Inheritance


There’s a piece of coal sitting on my desk in Seattle. An ancient, dark vestige of the world that has been ripped from its place deep under Carbon County. I remember picking it up in Lansford, on a dead end street by the quarry. It was sitting on the sidewalk, and as I leaned over, my sister said, “You should hold on to that. Those are your roots.” My inheritance.

My grandmother was with us that day, and we had taken a drive up the line to tour the №9 Mine, where her father worked his entire adult life. On the way, Gram told us about her father, who “went into the mines before the sun came up, and came out after the sun went down.” Some weeks he only saw the sun on Sunday.

At the time, those words didn’t mean as much as they do now. I was born and raised on the west side of Los Angeles, about as far as one can get from the Panther Valley’s scarred hillsides, deep hollers and deeper veins. I visited the hills of my mother’s youth on family trips, but I’m not sure I ever connected that place to myself. I was drawn to the stories, but they weren’t mine. I was from California, nowhere else.

I got older, and my interest in history developed. I read books about the region, marveled at the challenges, fumed at the injustices, laughed at the homboky. I wrote a thesis, turned it into an academic pursuit written from a library in Berkeley. But still, just words on a page. It didn’t feel like much more than that.

Then I spent some time in the South, interviewing people about their lives. The stories I heard, though endlessly varied, centered on triumphs, defeats, routines, sacrifices, unachieved dreams and contentment. None of the folks I talked to shared history with my relatives, but in each story and its teller, I couldn’t help but feel a twinge of familiarity.

I would catch a mischievous look from a reminiscent Arkansas man and be brought back to my Uncle John’s stories of hopping freights outside of Summit Hill. I’d hear an Alabama woman talk about her baby brother, and think about the glimmer in my Gram’s eye when she told me about hers. I’d shake my head to stories of unfairness, and remember my Popsie’s hardening tone when he spoke of injustice in the coal regions. At the time, these moments oftentimes did little but put a smile on my face. It wasn’t until later that I began to put together some meaning behind all of it.

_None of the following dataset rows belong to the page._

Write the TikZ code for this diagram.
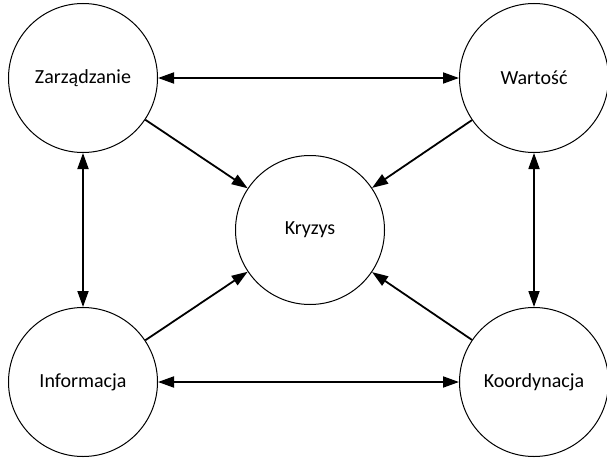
\documentclass[tikz,border=0pt]{standalone}
\usepackage{fontspec}
\setmainfont{Carlito}
\usetikzlibrary{arrows.meta}
\begin{document}
\begin{tikzpicture}[x=1pt,y=1pt,
  topic/.style={circle,draw=black,line width=1pt,minimum size=149pt,inner sep=0pt,
    font=\fontsize{20}{24}\selectfont},
  link/.style={line width=1.8pt,-{Triangle[length=16pt,width=11pt]}},
  biglink/.style={line width=1.8pt,{Triangle[length=16pt,width=11pt]}-{Triangle[length=16pt,width=11pt]}}]
\useasboundingbox (0,0) rectangle (607,459);
% the five concepts
\node[topic] (zar) at (83,381) {Zarządzanie};
\node[topic] (war) at (534,381) {Wartość};
\node[topic] (kry) at (310,229) {Kryzys};
\node[topic] (inf) at (83,77) {Informacja};
\node[topic] (koo) at (534,77) {Koordynacja};
% mutual links around the frame
\draw[biglink] (zar) -- (war);
\draw[biglink] (zar) -- (inf);
\draw[biglink] (war) -- (koo);
\draw[biglink] (inf) -- (koo);
% every concept feeds the crisis
\draw[link] (zar) -- (kry);
\draw[link] (war) -- (kry);
\draw[link] (inf) -- (kry);
\draw[link] (koo) -- (kry);
\end{tikzpicture}
\end{document}
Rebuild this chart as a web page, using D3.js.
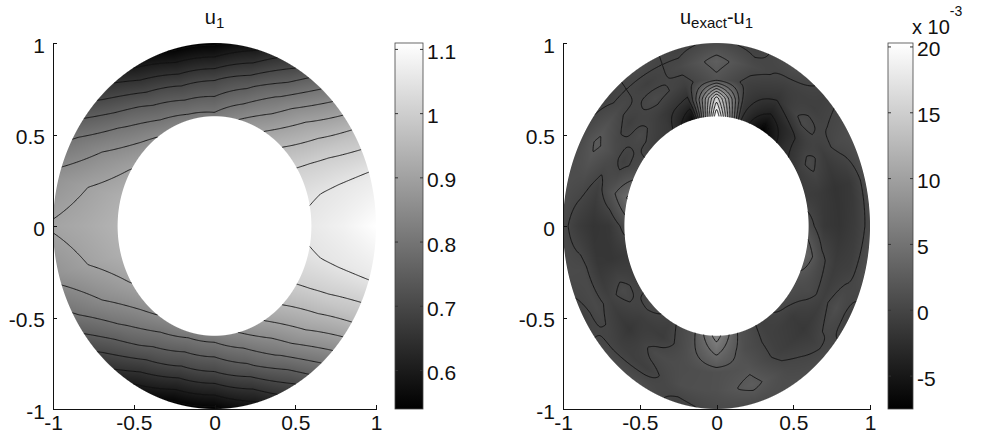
<!DOCTYPE html>
<html>
<head>
<meta charset="utf-8">
<script src="https://cdn.jsdelivr.net/npm/d3@7"></script>
<style>
  body { margin: 0; background: #fff; }
  svg { display: block; font-family: "Liberation Sans", Arial, sans-serif; }
  .axis path, .axis line { stroke: #111; shape-rendering: crispEdges; }
  .axis text { fill: #111; font-size: 21px; }
</style>
</head>
<body>
<svg id="chart" width="991" height="443"></svg>
<script>
// mesh: node angles (degrees, counter-clockwise from +x) and ring radii
var meshAngles = [0, 15, 30, 45, 60, 75, 90, 105, 120, 135, 150, 165,
                  180, 195, 210, 225, 240, 255, 270, 285, 300, 315, 330, 345];

// u_1 nodal values
var u1Radii = [0.6, 0.8, 1.0];
var u1R06 = [1.060, 1.046, 1.007, 0.953, 0.898, 0.852, 0.812, 0.820, 0.838, 0.869, 0.903, 0.930,
             0.940, 0.930, 0.903, 0.869, 0.838, 0.820, 0.822, 0.852, 0.898, 0.953, 1.007, 1.046];
var u1R08 = [1.080, 1.056, 0.990, 0.901, 0.809, 0.737, 0.697, 0.695, 0.729, 0.787, 0.852, 0.902,
             0.920, 0.902, 0.852, 0.787, 0.729, 0.695, 0.697, 0.737, 0.809, 0.901, 0.990, 1.056];
var u1R10 = [1.110, 1.064, 0.965, 0.831, 0.698, 0.595, 0.540, 0.543, 0.598, 0.689, 0.791, 0.870,
             0.905, 0.870, 0.791, 0.689, 0.598, 0.543, 0.540, 0.595, 0.698, 0.831, 0.965, 1.064];
var u1Levels = [0.55, 0.6, 0.65, 0.7, 0.75, 0.8, 0.85, 0.9, 0.95, 1.0, 1.05];
var u1BarTicks = [0.6, 0.7, 0.8, 0.9, 1, 1.1];

// u_exact - u_1 nodal values (x 10^-3)
var errRadii = [0.6, 0.7, 0.8, 0.9, 1.0];
var errR06 = [0.8, -0.8, -1.2, -2.6, -7.5, -1.8, 20.3, -6.5, -1.4, -0.6, 0.8, 4.2,
              0.6, -1.2, -0.6, 0.6, -0.5, 1.4, 7.0, 1.3, -0.6, 0.5, 1.1, 3.4];
var errR07 = [-1.4, -1.2, 0.6, -2.4, -4.2, -1.2, 15.0, -2.6, -1.2, 0.6, -0.6, 1.6,
              -1.5, -1.6, 0.6, -0.8, -1.0, 1.2, 4.2, 1.0, -0.5, -1.1, 0.6, 0.5];
var errR08 = [-1.8, -1.9, -0.8, 0.6, -1.8, -0.6, 1.5, -0.6, 0.6, -0.7, 1.0, -0.6,
              -1.8, -1.5, -0.5, -1.6, 0.6, 0.9, 1.2, 1.6, -0.5, -1.4, -0.6, -1.0];
var errR09 = [-1.0, -1.4, 0.5, -0.6, -0.5, 0.6, 2.8, 0.5, -0.6, 0.5, 2.4, 0.6,
              -1.0, 0.5, 0.5, -0.6, -0.6, 1.0, 1.2, 2.6, 0.5, -0.5, 1.0, -0.6];
var errR10 = [0.5, 0.6, 1.0, -0.5, 1.0, -0.5, 0.5, -0.5, 0.6, -0.5, 0.5, 1.0,
              0.5, 0.6, -0.5, 0.5, 1.0, -0.5, 0.5, 0.6, 1.0, 0.5, -0.6, 1.0];
var errLevels = [-6, -4, -2, 0, 2, 4, 6, 8, 10, 12, 14, 16, 18];
var errBarTicks = [-5, 0, 5, 10, 15, 20];

var axisTicks = [-1, -0.5, 0, 0.5, 1];

var svg = d3.select("#chart");

// value at (x, y) from the polar mesh (bilinear between nodes, like interp shading)
function makeField(radii, rings) {
  var n = meshAngles.length, step = 360 / n;
  return function(x, y) {
    var r = Math.sqrt(x * x + y * y);
    r = Math.max(radii[0], Math.min(radii[radii.length - 1], r));
    var a = Math.atan2(y, x) * 180 / Math.PI;
    if (a < 0) a += 360;
    var j = Math.floor(a / step) % n, j2 = (j + 1) % n;
    var t = (a - meshAngles[j]) / step;
    var i = 0;
    while (i < radii.length - 2 && r > radii[i + 1]) i++;
    var s = (r - radii[i]) / (radii[i + 1] - radii[i]);
    var v0 = rings[i][j] * (1 - t) + rings[i][j2] * t;
    var v1 = rings[i + 1][j] * (1 - t) + rings[i + 1][j2] * t;
    return v0 * (1 - s) + v1 * s;
  };
}

function drawPanel(cfg) {
  var xs = d3.scaleLinear().domain([-1, 1]).range([cfg.left, cfg.right]);
  var ys = d3.scaleLinear().domain([-1, 1]).range([cfg.bottom, cfg.top]);
  var field = makeField(cfg.radii, cfg.rings);
  var ext = d3.extent([].concat.apply([], cfg.rings));
  var gray = d3.scaleLinear().domain(ext).range([0, 255]).clamp(true);
  var rIn = cfg.radii[0], rOut = cfg.radii[cfg.radii.length - 1];

  // shaded field -> canvas -> svg image
  var W = Math.round(cfg.right - cfg.left), H = Math.round(cfg.bottom - cfg.top);
  var cv = document.createElement("canvas");
  cv.width = W; cv.height = H;
  var ctx = cv.getContext("2d"), img = ctx.createImageData(W, H);
  var k = (W + H) / 4;
  for (var py = 0; py < H; py++) {
    for (var px = 0; px < W; px++) {
      var x = xs.invert(cfg.left + px + 0.5), y = ys.invert(cfg.top + py + 0.5);
      var r = Math.sqrt(x * x + y * y);
      var a = Math.min((rOut - r) * k + 0.5, (r - rIn) * k + 0.5);
      if (a <= 0) continue;
      var g = Math.round(gray(field(x, y)));
      var o = (py * W + px) * 4;
      img.data[o] = g; img.data[o + 1] = g; img.data[o + 2] = g;
      img.data[o + 3] = Math.round(255 * Math.min(1, a));
    }
  }
  ctx.putImageData(img, 0, 0);
  svg.append("image")
    .attr("x", cfg.left).attr("y", cfg.top)
    .attr("width", W).attr("height", H)
    .attr("href", cv.toDataURL());

  // annulus clip for contour lines
  var cx = xs(0), cy = ys(0);
  function ell(rr) {
    var rx = xs(rr) - cx, ry = cy - ys(rr);
    return "M" + (cx + rx) + "," + cy + "A" + rx + "," + ry + " 0 1 0 " + (cx - rx) + "," + cy +
           "A" + rx + "," + ry + " 0 1 0 " + (cx + rx) + "," + cy + "Z";
  }
  svg.append("clipPath").attr("id", cfg.id + "-clip")
    .append("path").attr("d", ell(rOut) + ell(rIn)).attr("clip-rule", "evenodd");

  // contour lines on a fine grid
  var n = 300, g0 = -1.03, d = 2.06 / (n - 1);
  var grid = new Array(n * n);
  for (var gj = 0; gj < n; gj++)
    for (var gi = 0; gi < n; gi++)
      grid[gj * n + gi] = field(g0 + gi * d, -g0 - gj * d);
  var contours = d3.contours().size([n, n]).thresholds(cfg.levels)(grid);
  var proj = d3.geoTransform({
    point: function(px, py) {
      this.stream.point(xs(g0 + (px - 0.5) * d), ys(-g0 - (py - 0.5) * d));
    }
  });
  svg.append("g").attr("clip-path", "url(#" + cfg.id + "-clip)")
    .selectAll("path").data(contours).enter().append("path")
    .attr("d", d3.geoPath(proj))
    .attr("fill", "none")
    .attr("stroke", "#111")
    .attr("stroke-width", 0.9);

  // axes: left and bottom only, ticks inward
  var fmt = function(v) { return String(v); };
  svg.append("g").attr("class", "axis")
    .attr("transform", "translate(0," + cfg.bottom + ")")
    .call(d3.axisBottom(xs).tickValues(axisTicks).tickFormat(fmt)
      .tickSizeInner(-4).tickSizeOuter(0).tickPadding(6));
  svg.append("g").attr("class", "axis")
    .attr("transform", "translate(" + cfg.left + ",0)")
    .call(d3.axisLeft(ys).tickValues(axisTicks).tickFormat(fmt)
      .tickSizeInner(-4).tickSizeOuter(0).tickPadding(8))
    .selectAll("text").attr("dy", "0.45em");

  // title
  var tt = svg.append("text")
    .attr("x", (cfg.left + cfg.right) / 2).attr("y", 24)
    .attr("text-anchor", "middle").attr("font-size", 20).attr("fill", "#111");
  cfg.title.forEach(function(part) {
    var ts = tt.append("tspan").text(part[0]);
    if (part[1] === "sub") ts.attr("font-size", 15).attr("dy", 4);
    else if (part[1] === "back") ts.attr("dy", -4);
  });

  // colorbar
  var bs = d3.scaleLinear().domain(ext).range([cfg.bottom, cfg.top]);
  var grad = svg.append("defs").append("linearGradient").attr("id", cfg.id + "-grad")
    .attr("x1", 0).attr("y1", 1).attr("x2", 0).attr("y2", 0);
  grad.append("stop").attr("offset", 0).attr("stop-color", "#000");
  grad.append("stop").attr("offset", 1).attr("stop-color", "#fff");
  svg.append("rect")
    .attr("x", cfg.barX).attr("y", cfg.top)
    .attr("width", cfg.barW).attr("height", cfg.bottom - cfg.top)
    .attr("fill", "url(#" + cfg.id + "-grad)")
    .attr("stroke", "#444").attr("stroke-width", 0.8);
  var bt = svg.append("g").selectAll("g").data(cfg.barTicks).enter().append("g")
    .attr("transform", function(v) { return "translate(0," + bs(v) + ")"; });
  bt.append("line").attr("x1", cfg.barX).attr("x2", cfg.barX + 3)
    .attr("stroke", "#333");
  bt.append("line").attr("x1", cfg.barX + cfg.barW - 3).attr("x2", cfg.barX + cfg.barW)
    .attr("stroke", "#333");
  bt.append("text")
    .attr("x", cfg.barX + cfg.barW + 4).attr("dy", "0.45em")
    .attr("font-size", 21).attr("fill", "#111")
    .text(function(v) { return String(v); });
}

drawPanel({
  id: "u1", left: 53, right: 376, top: 43, bottom: 409,
  radii: u1Radii, rings: [u1R06, u1R08, u1R10], levels: u1Levels,
  barX: 395, barW: 28, barTicks: u1BarTicks,
  title: [["u"], ["1", "sub"]]
});

drawPanel({
  id: "err", left: 563, right: 870, top: 43, bottom: 409,
  radii: errRadii, rings: [errR06, errR07, errR08, errR09, errR10], levels: errLevels,
  barX: 888, barW: 25, barTicks: errBarTicks,
  title: [["u"], ["exact", "sub"], ["-u", "back"], ["1", "sub"]]
});

// colorbar exponent
var expo = svg.append("text").attr("x", 912).attr("y", 34)
  .attr("font-size", 20).attr("fill", "#111");
expo.append("tspan").text("x 10");
expo.append("tspan").attr("font-size", 14).attr("dy", -18).text("-3");
</script>
</body>
</html>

A friend of mine once said, “Always remember that people’s stories are important to them, and it is your job to make them know they are important to you too.” Listen to enough life stories, and you begin to realize that the act of storytelling is more than recording events. Annotated history books are good at that, and certainly more accurate. Stories have an older, and more fundamental, purpose. They give us a sense of who we are and where we come from.

The people we interviewed in the South who started their stories with, “Oh my life hasn’t been that interesting or exciting,” were oftentimes the most generous with their stories once they got going. It became a reflection on who they were, a way to place themselves in this world and make sense of their history, no matter what it was.

This brings me back around to that old piece of coal that sits on my desk in Seattle. I haven’t spent a day mining for anthracite, I wasn’t born in the Panther Valley, I can’t claim that I know what it’s like to live there. But my Gram did, my Uncle John did, my Popsie did. And the stories that they told me around that dining room table in Bethlehem gave me roots, a sense of place in this world. Those stories of happiness, heartbreak, injustice and perseverance. Those eye glimmers, laughs, head shakes and mischievous looks. Those are my inheritance. And I’m so grateful.